Раскольников делает, впрочем, уступку социализму в первом теоретическом изложении своих мыслей: «И те, и другие (т. е. и толпа, и герои) имеют совершенно одинаковое право существовать. Одним словом, у меня все равносильное право имеют, и — vive la guerre éternele — до Нового Иерусалима, разумеется!

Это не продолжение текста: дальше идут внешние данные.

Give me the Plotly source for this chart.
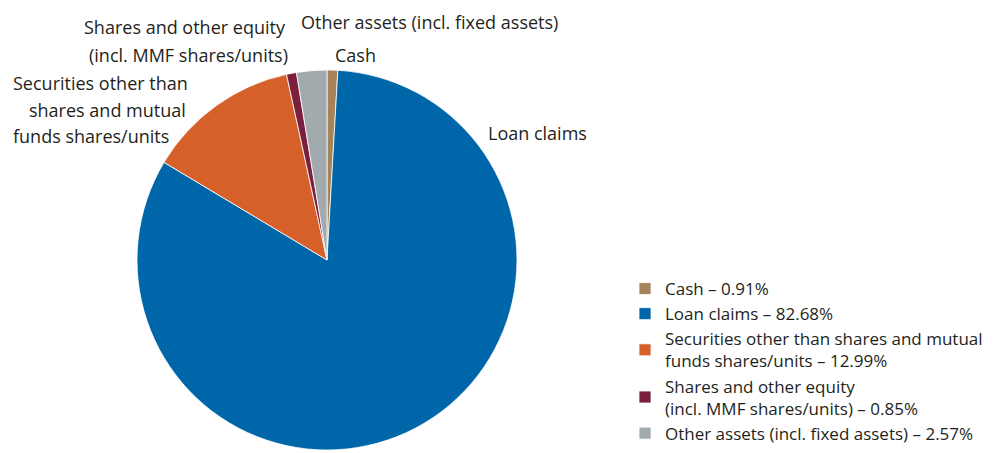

— Так вы, все-таки, веруете же в новый Иерусалим? — спрашивает Порфирий.

— Верую!..»

Если б уступка эта действительно имела для всего учения тот смысл, который она предполагает, то разделение человечества на сохраняющих, продолжающих и на двигающих мир не должно бы вызвать представления о низшем и высшем, о презренном и благородном. Обе половины стояли бы на одинаковом уровне благородства. В «малых сих» открылось бы Раскольникову иное, но не меньшее благородство, чем в великих — иная, но не меньшая ценность. Представление «дрожащей твари» — ekelhaftes Gewürm, черни заменилось бы представлением народа, или «всемирного единения людей». Обе деятельности — и сохранение равновесия, и движение вперед, плоть и дух человечества — были бы в глазах его одинаково святы. Быть не толпою, а истинным народом казалось бы ему не более презренным, не более славным, чем быть героем. И много еще других поразительных, уже совершенно для него неожиданных выводов можно бы сделать из этой уступки не одному ведь социализму, но и учению Христову: например, не явились бы в таком случае две скрижали нравственных цен, две совести, две истины, действительно «равносильные», «равноправные»? И не увидел бы он, наконец, на последних пределах этого раздвоения возможности соединения, и не поднялась ли бы тогда завеса над действительно «новым», уже вовсе не социалистическим «Иерусалимом»?